● **EXERCISE OBJECTIVE**
Print, without altering anything, the lines from the one that holds "Rebuild this chart" to the one that holds "ax = fig.add_axes([0.4826, 0.0556, 0.3778, 0.9248])", inclusive. No other lines belong in the output.

>> Begin DATA FOR THIS TASK

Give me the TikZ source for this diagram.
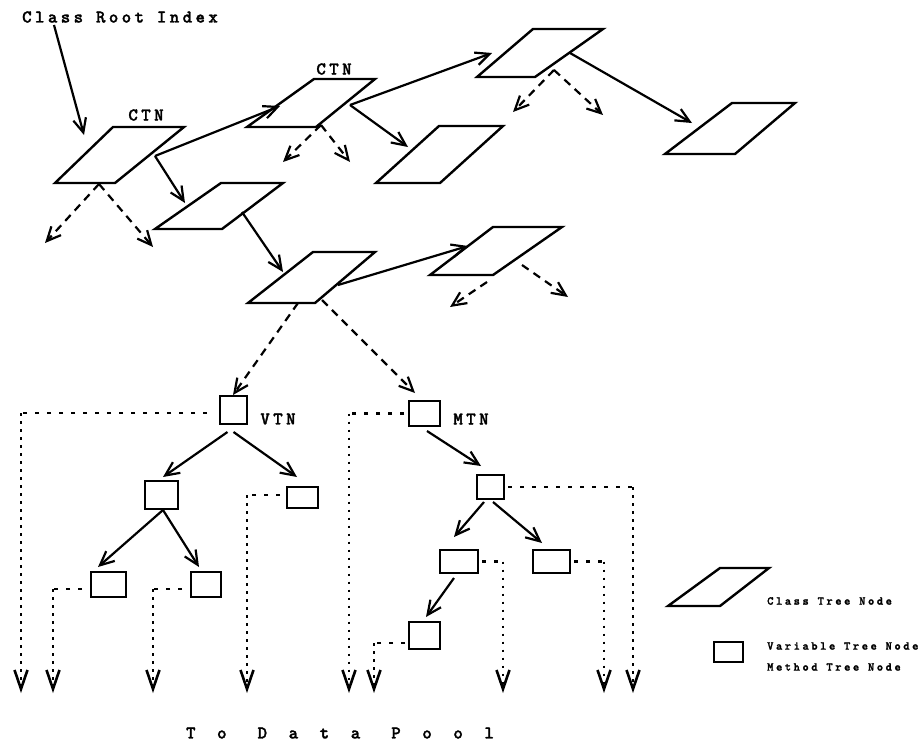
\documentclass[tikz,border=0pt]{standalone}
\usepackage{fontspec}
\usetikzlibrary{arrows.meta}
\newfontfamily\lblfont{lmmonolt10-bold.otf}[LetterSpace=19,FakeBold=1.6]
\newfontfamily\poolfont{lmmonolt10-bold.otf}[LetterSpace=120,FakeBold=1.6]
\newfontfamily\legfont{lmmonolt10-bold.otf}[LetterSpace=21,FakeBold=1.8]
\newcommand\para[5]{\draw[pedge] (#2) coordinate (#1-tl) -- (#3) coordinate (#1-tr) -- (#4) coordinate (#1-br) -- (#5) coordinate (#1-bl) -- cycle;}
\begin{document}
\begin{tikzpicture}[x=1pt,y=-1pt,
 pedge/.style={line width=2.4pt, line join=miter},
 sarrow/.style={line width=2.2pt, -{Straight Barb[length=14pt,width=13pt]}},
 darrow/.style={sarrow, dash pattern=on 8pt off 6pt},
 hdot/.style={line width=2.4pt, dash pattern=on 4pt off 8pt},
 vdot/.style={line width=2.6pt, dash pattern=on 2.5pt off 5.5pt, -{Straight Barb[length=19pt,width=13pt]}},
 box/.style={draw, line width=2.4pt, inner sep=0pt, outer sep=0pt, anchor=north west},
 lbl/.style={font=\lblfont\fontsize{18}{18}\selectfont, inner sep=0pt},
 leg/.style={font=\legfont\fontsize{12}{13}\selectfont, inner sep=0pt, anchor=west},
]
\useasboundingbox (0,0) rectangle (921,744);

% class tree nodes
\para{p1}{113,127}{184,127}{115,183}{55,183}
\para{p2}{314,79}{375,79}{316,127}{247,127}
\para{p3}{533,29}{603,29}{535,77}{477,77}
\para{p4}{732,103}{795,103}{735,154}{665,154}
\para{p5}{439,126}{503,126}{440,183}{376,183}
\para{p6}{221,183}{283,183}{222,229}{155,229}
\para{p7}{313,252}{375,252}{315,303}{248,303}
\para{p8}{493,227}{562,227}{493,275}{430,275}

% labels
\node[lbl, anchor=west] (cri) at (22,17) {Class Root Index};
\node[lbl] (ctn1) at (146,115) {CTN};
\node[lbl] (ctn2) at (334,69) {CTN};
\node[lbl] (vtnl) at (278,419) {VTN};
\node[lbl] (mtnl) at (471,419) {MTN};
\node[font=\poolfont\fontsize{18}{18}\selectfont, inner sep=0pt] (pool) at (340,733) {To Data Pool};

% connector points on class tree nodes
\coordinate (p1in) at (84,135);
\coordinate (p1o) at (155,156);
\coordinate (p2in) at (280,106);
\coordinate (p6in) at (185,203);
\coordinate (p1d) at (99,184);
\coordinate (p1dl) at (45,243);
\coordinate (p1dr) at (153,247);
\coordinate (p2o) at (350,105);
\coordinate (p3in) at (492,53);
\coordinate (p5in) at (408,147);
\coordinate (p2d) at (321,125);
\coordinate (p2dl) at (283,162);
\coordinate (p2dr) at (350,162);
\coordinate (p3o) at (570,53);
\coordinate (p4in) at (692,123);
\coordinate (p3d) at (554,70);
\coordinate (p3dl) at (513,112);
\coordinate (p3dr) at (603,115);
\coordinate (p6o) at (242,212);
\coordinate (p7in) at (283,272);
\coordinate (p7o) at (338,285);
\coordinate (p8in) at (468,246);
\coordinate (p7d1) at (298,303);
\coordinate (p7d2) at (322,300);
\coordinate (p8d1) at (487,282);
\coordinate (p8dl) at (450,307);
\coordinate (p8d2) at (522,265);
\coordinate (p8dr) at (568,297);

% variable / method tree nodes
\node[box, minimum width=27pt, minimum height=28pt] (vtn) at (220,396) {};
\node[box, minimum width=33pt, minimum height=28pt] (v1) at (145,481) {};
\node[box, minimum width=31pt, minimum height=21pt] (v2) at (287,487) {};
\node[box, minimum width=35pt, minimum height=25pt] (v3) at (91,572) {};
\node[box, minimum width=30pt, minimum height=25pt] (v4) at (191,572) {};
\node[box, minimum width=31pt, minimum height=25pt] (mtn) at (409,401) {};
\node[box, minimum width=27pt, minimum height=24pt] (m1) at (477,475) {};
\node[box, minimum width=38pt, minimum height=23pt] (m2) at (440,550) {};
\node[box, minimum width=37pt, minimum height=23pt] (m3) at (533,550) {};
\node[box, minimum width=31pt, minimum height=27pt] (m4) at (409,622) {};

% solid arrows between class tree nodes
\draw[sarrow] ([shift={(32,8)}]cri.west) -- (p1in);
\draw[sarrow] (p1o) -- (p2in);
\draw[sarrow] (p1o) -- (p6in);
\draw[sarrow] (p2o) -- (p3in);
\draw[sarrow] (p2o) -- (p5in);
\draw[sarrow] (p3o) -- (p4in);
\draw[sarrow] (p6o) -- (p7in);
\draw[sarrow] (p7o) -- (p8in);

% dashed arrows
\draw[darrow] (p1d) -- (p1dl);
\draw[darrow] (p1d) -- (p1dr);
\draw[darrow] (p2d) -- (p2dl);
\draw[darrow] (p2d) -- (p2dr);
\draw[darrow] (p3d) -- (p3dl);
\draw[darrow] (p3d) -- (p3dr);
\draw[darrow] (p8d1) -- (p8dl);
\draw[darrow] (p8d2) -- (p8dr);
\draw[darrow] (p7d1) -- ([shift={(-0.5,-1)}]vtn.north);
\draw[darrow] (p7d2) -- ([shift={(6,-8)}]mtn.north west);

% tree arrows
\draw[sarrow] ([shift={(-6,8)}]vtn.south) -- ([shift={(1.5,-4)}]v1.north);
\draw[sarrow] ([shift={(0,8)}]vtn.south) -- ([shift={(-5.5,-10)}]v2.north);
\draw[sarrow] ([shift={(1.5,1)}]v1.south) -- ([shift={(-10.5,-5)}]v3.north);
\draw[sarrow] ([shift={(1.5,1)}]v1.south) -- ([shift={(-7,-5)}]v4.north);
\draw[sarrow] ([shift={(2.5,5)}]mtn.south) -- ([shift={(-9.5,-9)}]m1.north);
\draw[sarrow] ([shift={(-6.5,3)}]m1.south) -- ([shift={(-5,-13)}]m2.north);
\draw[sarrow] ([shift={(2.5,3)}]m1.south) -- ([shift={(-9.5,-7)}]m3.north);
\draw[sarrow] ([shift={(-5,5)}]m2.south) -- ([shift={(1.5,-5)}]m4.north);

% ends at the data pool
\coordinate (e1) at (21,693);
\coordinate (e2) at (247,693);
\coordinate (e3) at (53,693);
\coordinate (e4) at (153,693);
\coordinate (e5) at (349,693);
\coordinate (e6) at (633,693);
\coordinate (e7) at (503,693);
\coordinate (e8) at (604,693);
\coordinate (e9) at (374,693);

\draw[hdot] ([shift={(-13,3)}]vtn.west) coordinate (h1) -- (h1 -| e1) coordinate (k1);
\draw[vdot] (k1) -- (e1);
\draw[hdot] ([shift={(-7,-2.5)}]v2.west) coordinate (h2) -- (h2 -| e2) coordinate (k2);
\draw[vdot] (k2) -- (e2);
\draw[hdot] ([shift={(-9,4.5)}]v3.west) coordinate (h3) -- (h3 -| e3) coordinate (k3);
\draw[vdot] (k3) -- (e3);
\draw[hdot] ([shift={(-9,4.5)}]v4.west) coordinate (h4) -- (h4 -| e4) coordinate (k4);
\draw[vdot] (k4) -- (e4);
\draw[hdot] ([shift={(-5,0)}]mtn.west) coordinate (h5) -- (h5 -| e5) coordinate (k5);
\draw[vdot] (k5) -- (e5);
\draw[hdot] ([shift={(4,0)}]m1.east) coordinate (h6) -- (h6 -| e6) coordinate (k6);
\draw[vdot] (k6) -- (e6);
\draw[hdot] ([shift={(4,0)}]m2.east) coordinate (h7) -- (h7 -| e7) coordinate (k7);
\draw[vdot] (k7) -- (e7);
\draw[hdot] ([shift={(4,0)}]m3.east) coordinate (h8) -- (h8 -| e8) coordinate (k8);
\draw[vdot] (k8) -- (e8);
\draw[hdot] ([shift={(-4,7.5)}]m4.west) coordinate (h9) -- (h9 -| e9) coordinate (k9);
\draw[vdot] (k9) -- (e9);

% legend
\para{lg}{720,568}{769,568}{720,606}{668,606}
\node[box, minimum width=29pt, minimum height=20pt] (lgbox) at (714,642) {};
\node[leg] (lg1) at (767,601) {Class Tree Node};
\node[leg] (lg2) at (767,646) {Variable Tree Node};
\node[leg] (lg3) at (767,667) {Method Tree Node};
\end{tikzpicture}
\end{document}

>> End DATA FOR THIS TASK
>> Begin DATA FOR THIS TASK

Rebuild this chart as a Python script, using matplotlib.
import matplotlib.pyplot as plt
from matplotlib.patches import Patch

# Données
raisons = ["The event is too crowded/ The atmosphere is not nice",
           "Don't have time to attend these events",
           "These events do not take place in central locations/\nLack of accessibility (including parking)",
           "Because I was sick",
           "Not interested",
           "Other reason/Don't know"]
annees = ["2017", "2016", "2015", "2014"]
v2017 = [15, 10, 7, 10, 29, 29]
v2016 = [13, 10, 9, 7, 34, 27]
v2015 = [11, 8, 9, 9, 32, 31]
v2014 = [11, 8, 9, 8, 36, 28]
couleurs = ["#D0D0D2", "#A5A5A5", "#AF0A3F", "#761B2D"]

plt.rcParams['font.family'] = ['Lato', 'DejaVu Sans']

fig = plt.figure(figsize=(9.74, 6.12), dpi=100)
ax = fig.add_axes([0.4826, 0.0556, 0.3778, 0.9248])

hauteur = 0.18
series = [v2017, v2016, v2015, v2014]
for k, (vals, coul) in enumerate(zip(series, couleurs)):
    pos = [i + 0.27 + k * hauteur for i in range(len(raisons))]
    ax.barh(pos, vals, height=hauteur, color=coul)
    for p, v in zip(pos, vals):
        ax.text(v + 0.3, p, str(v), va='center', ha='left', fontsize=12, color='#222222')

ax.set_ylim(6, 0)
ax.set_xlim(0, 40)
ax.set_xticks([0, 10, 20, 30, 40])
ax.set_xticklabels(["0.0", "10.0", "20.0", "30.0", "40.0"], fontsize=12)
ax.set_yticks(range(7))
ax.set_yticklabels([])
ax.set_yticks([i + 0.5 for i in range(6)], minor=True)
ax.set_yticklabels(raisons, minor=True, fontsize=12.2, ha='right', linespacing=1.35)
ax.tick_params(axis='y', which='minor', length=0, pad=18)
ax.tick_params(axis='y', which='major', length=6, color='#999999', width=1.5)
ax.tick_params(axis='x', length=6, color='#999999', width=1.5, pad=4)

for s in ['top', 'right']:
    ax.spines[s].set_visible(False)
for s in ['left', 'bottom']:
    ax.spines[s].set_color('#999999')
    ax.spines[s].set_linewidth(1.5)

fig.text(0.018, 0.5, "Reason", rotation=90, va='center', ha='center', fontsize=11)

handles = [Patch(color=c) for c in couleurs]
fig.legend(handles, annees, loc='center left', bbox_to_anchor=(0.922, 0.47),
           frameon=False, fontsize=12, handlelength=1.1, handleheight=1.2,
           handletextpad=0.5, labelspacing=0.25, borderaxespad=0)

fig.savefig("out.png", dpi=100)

>> End DATA FOR THIS TASK

● **CORRECT RESULT**
Rebuild this chart as a Python script, using matplotlib.
import matplotlib.pyplot as plt
from matplotlib.patches import Patch

# Données
raisons = ["The event is too crowded/ The atmosphere is not nice",
           "Don't have time to attend these events",
           "These events do not take place in central locations/\nLack of accessibility (including parking)",
           "Because I was sick",
           "Not interested",
           "Other reason/Don't know"]
annees = ["2017", "2016", "2015", "2014"]
v2017 = [15, 10, 7, 10, 29, 29]
v2016 = [13, 10, 9, 7, 34, 27]
v2015 = [11, 8, 9, 9, 32, 31]
v2014 = [11, 8, 9, 8, 36, 28]
couleurs = ["#D0D0D2", "#A5A5A5", "#AF0A3F", "#761B2D"]

plt.rcParams['font.family'] = ['Lato', 'DejaVu Sans']

fig = plt.figure(figsize=(9.74, 6.12), dpi=100)
ax = fig.add_axes([0.4826, 0.0556, 0.3778, 0.9248])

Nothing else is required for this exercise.